> _WRITTEN INSTRUCTION_: Copy everything in the listing below word for word, apart from any images.

> _DATA ROWS_:
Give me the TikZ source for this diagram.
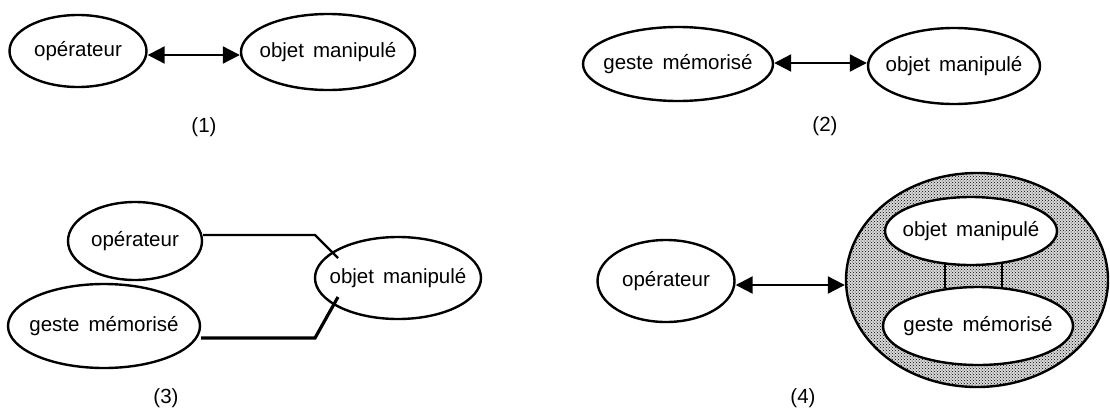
\documentclass[tikz,border=0pt]{standalone}
\usepackage{fontspec}
\setmainfont{Liberation Sans}
\usetikzlibrary{shapes.geometric,arrows.meta,patterns}
\begin{document}
\begin{tikzpicture}[x=1pt,y=-1pt,
  ell/.style={draw,ellipse,line width=2.4pt,inner sep=0pt,fill=white,
    label={[font=\fontsize{20.5}{24}\selectfont]center:#1}},
  dbl/.style={line width=2.2pt,{Triangle[length=17pt,width=17pt]}-{Triangle[length=17pt,width=17pt]}},
  conn/.style={line width=2.4pt},
  lbl/.style={font=\fontsize{20.5}{24}\selectfont}]
\useasboundingbox (0,0) rectangle (1110,418);
% (1)
\node[ell=opérateur,minimum width=137pt,minimum height=72pt] (op1) at (78,51) {};
\node[ell=objet\, manipulé,minimum width=174pt,minimum height=76pt] (ob1) at (328,52) {};
\draw[dbl] (op1.east |- 0,55) -- (ob1.west |- 0,55);
\node[lbl] (l1) at (204,127) {(1)};
% (2)
\node[ell=geste\, mémorisé,minimum width=190pt,minimum height=74pt] (ge2) at (678,64) {};
\node[ell=objet\, manipulé,minimum width=172pt,minimum height=76pt] (ob2) at (954,66) {};
\draw[dbl] (ge2.east |- 0,63) -- (ob2.west |- 0,63);
\node[lbl] (l2) at (825,126) {(2)};
% (3)
\node[ell=opérateur,minimum width=134pt,minimum height=78pt] (op3) at (135,241) {};
\node[ell=geste\, mémorisé,minimum width=192pt,minimum height=84pt] (ge3) at (104,326) {};
\node[ell=objet\, manipulé,minimum width=166pt,minimum height=82pt] (ob3) at (398,278) {};
\coordinate (c1) at (315,235);
\coordinate (c2) at (315,338);
\coordinate (e1) at (338,258);
\coordinate (e2) at (338,297);
\draw[conn] (op3.east |- c1) -- (c1) -- (e1);
\draw[conn,line width=3.2pt] (ge3.east |- c2) -- (c2) -- (e2);
\node[lbl] (l3) at (166,398) {(3)};
% (4)
\node[draw,ellipse,line width=2.4pt,minimum width=262pt,minimum height=214pt,inner sep=0pt,
  preaction={fill=gray!30},pattern=crosshatch dots,pattern color=black] (big) at (977,280) {};
\node[ell=objet\, manipulé,minimum width=172pt,minimum height=68pt] (ob4) at (971,231) {};
\node[ell=geste\, mémorisé,minimum width=190pt,minimum height=78pt] (ge4) at (978,326) {};
\node[ell=opérateur,minimum width=137pt,minimum height=82pt] (op4) at (666,281) {};
\draw[line width=2pt] (945,264) -- (945,288);
\draw[line width=2pt] (1002,264) -- (1002,288);
\draw[dbl] (op4.east |- 0,285) -- (big.west |- 0,285);
\node[lbl] (l4) at (803,398) {(4)};
\end{tikzpicture}
\end{document}
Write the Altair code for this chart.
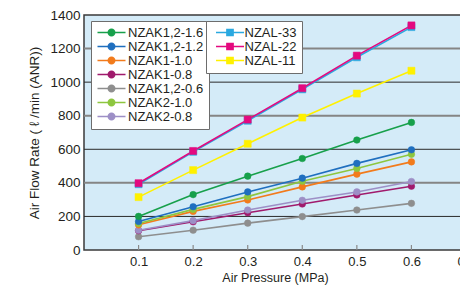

> _REPLY TO THE EXERCISE_:
Give me the TikZ source for this diagram.
\documentclass[tikz,border=0pt]{standalone}
\usepackage{fontspec}
\setmainfont{Liberation Sans}
\usetikzlibrary{shapes.geometric,arrows.meta,patterns}
\begin{document}
\begin{tikzpicture}[x=1pt,y=-1pt,
  ell/.style={draw,ellipse,line width=2.4pt,inner sep=0pt,fill=white,
    label={[font=\fontsize{20.5}{24}\selectfont]center:#1}},
  dbl/.style={line width=2.2pt,{Triangle[length=17pt,width=17pt]}-{Triangle[length=17pt,width=17pt]}},
  conn/.style={line width=2.4pt},
  lbl/.style={font=\fontsize{20.5}{24}\selectfont}]
\useasboundingbox (0,0) rectangle (1110,418);
% (1)
\node[ell=opérateur,minimum width=137pt,minimum height=72pt] (op1) at (78,51) {};
\node[ell=objet\, manipulé,minimum width=174pt,minimum height=76pt] (ob1) at (328,52) {};
\draw[dbl] (op1.east |- 0,55) -- (ob1.west |- 0,55);
\node[lbl] (l1) at (204,127) {(1)};
% (2)
\node[ell=geste\, mémorisé,minimum width=190pt,minimum height=74pt] (ge2) at (678,64) {};
\node[ell=objet\, manipulé,minimum width=172pt,minimum height=76pt] (ob2) at (954,66) {};
\draw[dbl] (ge2.east |- 0,63) -- (ob2.west |- 0,63);
\node[lbl] (l2) at (825,126) {(2)};
% (3)
\node[ell=opérateur,minimum width=134pt,minimum height=78pt] (op3) at (135,241) {};
\node[ell=geste\, mémorisé,minimum width=192pt,minimum height=84pt] (ge3) at (104,326) {};
\node[ell=objet\, manipulé,minimum width=166pt,minimum height=82pt] (ob3) at (398,278) {};
\coordinate (c1) at (315,235);
\coordinate (c2) at (315,338);
\coordinate (e1) at (338,258);
\coordinate (e2) at (338,297);
\draw[conn] (op3.east |- c1) -- (c1) -- (e1);
\draw[conn,line width=3.2pt] (ge3.east |- c2) -- (c2) -- (e2);
\node[lbl] (l3) at (166,398) {(3)};
% (4)
\node[draw,ellipse,line width=2.4pt,minimum width=262pt,minimum height=214pt,inner sep=0pt,
  preaction={fill=gray!30},pattern=crosshatch dots,pattern color=black] (big) at (977,280) {};
\node[ell=objet\, manipulé,minimum width=172pt,minimum height=68pt] (ob4) at (971,231) {};
\node[ell=geste\, mémorisé,minimum width=190pt,minimum height=78pt] (ge4) at (978,326) {};
\node[ell=opérateur,minimum width=137pt,minimum height=82pt] (op4) at (666,281) {};
\draw[line width=2pt] (945,264) -- (945,288);
\draw[line width=2pt] (1002,264) -- (1002,288);
\draw[dbl] (op4.east |- 0,285) -- (big.west |- 0,285);
\node[lbl] (l4) at (803,398) {(4)};
\end{tikzpicture}
\end{document}
Write the Altair code for this chart.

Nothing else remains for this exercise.